Funny, but obviously my comment doesn't apply to anyone's spare time.

jmtame · on Dec 11, 2008

Sorry, you'll have to excuse that I'm not immediately a huge fan of corporations who give small amounts of money for significant amounts of research that ultimately go back to benefit the corporation.

Apparently, they're going to give all of the code out, which is good to hear. I'm proud of the machine learning community for that. As for Netflix, it's difficult for me to believe this is really about research and not about increasing their profitability.

I could be way off. Maybe $1 million over the course of 2+ years is a heck of a lot of money for a team of developers (selected from 35,000 teams), which will be used to generate more profit for NetFlix. Who knows. I'm glad that so far over 2 years, $100k was given out. That's good to see.

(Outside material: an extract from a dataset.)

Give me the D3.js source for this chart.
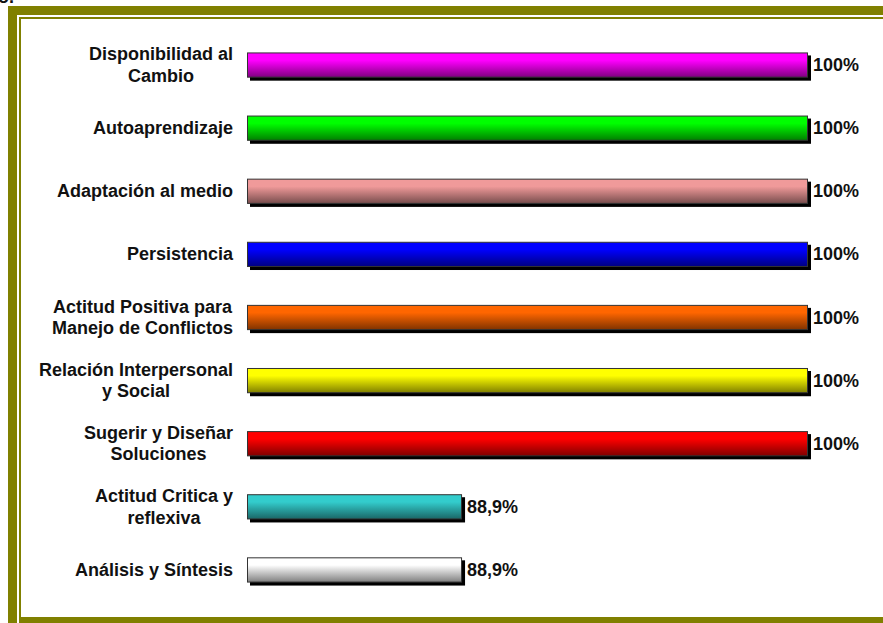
<!DOCTYPE html>
<html>
<head>
<meta charset="utf-8">
<script src="https://cdn.jsdelivr.net/npm/d3@7"></script>
<style>
  html, body { margin: 0; padding: 0; background: #fff; }
  svg { display: block; }
  text { font-family: Arial, "Liberation Sans", sans-serif; font-weight: bold; fill: #111; }
</style>
</head>
<body>
<svg id="chart" width="883" height="623"></svg>
<script>
const categories = [
  ["Disponibilidad al", "Cambio"],
  ["Autoaprendizaje"],
  ["Adaptación al medio"],
  ["Persistencia"],
  ["Actitud Positiva para", "Manejo de Conflictos"],
  ["Relación Interpersonal", "y Social"],
  ["Sugerir y Diseñar", "Soluciones"],
  ["Actitud Critica y", "reflexiva"],
  ["Análisis y Síntesis"]
];
const values = [100, 100, 100, 100, 100, 100, 100, 88.9, 88.9];
const valueLabels = ["100%", "100%", "100%", "100%", "100%", "100%", "100%", "88,9%", "88,9%"];
const barColors = ["#FF00FF", "#00FF00", "#F09A9A", "#0000FF", "#FF6600", "#FFFF00", "#FF0000", "#33CCCC", "#FFFFFF"];
const axisDomain = [82, 100];

const svg = d3.select("#chart");
const olive = "#808000";

// frame
svg.append("text").attr("x", 14).attr("y", 3).attr("text-anchor", "end")
  .style("font-size", "18px").text("Gráfico.");
svg.append("rect").attr("x", 8).attr("y", 6).attr("width", 900).attr("height", 9).attr("fill", olive);
svg.append("rect").attr("x", 8).attr("y", 6).attr("width", 9).attr("height", 620).attr("fill", olive);
svg.append("rect").attr("x", 19).attr("y", 17).attr("width", 900).attr("height", 2).attr("fill", olive);
svg.append("rect").attr("x", 19).attr("y", 17).attr("width", 2).attr("height", 610).attr("fill", olive);
svg.append("rect").attr("x", 19).attr("y", 617).attr("width", 900).attr("height", 6).attr("fill", olive);

const x = d3.scaleLinear().domain(axisDomain).range([247, 808]);
const y = d3.scaleBand().domain(d3.range(categories.length))
  .range([33.5, 601.5]).paddingInner(0.6).paddingOuter(0.3);

const defs = svg.append("defs");
barColors.forEach((c, i) => {
  const g = defs.append("linearGradient").attr("id", "g" + i)
    .attr("x1", 0).attr("y1", 0).attr("x2", 0).attr("y2", 1);
  g.append("stop").attr("offset", 0).attr("stop-color", c);
  g.append("stop").attr("offset", 0.3).attr("stop-color", c);
  g.append("stop").attr("offset", 1).attr("stop-color", d3.interpolateRgb(c, "#000")(0.5));
});

const bars = svg.append("g");
values.forEach((v, i) => {
  const y0 = y(i), h = y.bandwidth();
  // shadow
  bars.append("rect").attr("x", x(axisDomain[0]) + 3).attr("y", y0 + 3)
    .attr("width", x(v) - x(axisDomain[0])).attr("height", h).attr("fill", "#000");
  bars.append("rect").attr("x", x(axisDomain[0]) + 0.5).attr("y", y0 + 0.5)
    .attr("width", x(v) - x(axisDomain[0]) - 1).attr("height", h - 1)
    .attr("fill", `url(#g${i})`).attr("stroke", "#333").attr("stroke-width", 1);
  svg.append("text").attr("x", x(v) + 5).attr("y", y0 + h / 2 + 6)
    .style("font-size", "18px").text(valueLabels[i]);
});

// category labels
const lineH = 21.5;
categories.forEach((lines, i) => {
  const cy = y(i) + y.bandwidth() / 2;
  const g = svg.append("g");
  const texts = lines.map((l, k) => g.append("text")
    .attr("y", cy + 6 + (k - (lines.length - 1) / 2) * lineH)
    .attr("text-anchor", "middle")
    .style("font-size", "18px").text(l));
  const w = d3.max(texts, t => t.node().getComputedTextLength());
  texts.forEach(t => t.attr("x", 233 - w / 2));
});
</script>
</body>
</html>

byrneseyeview · on Dec 11, 2008

As for Netflix, it's difficult for me to believe this is really about research and not about increasing their profitability.

Are you really more concerned with the purity of their motives that the results of their actions? I would rather interact with people who can accomplish stuff for selfish reasons than people who fail hard but feel good for trying.

jmtame · on Dec 11, 2008

I'm not concerned, I just said it's great that after 2 years of work, we've seen $100k come from it. That is wonderful news.

plinkplonk · on Dec 11, 2008

Why is this downmodded? I can understand people disagreeing, but it is a well articulated point.

unalone · on Dec 11, 2008

I downvoted after reading the first sentence.

Sorry, you'll have to excuse that I'm not immediately a huge fan of corporations who give small amounts of money for significant amounts of research that ultimately go back to benefit the corporation.

While the statement that followed was at least reasonable, that line struck me as really obnoxious.

zack · on Dec 11, 2008

Colorless green ideas sleep furiously.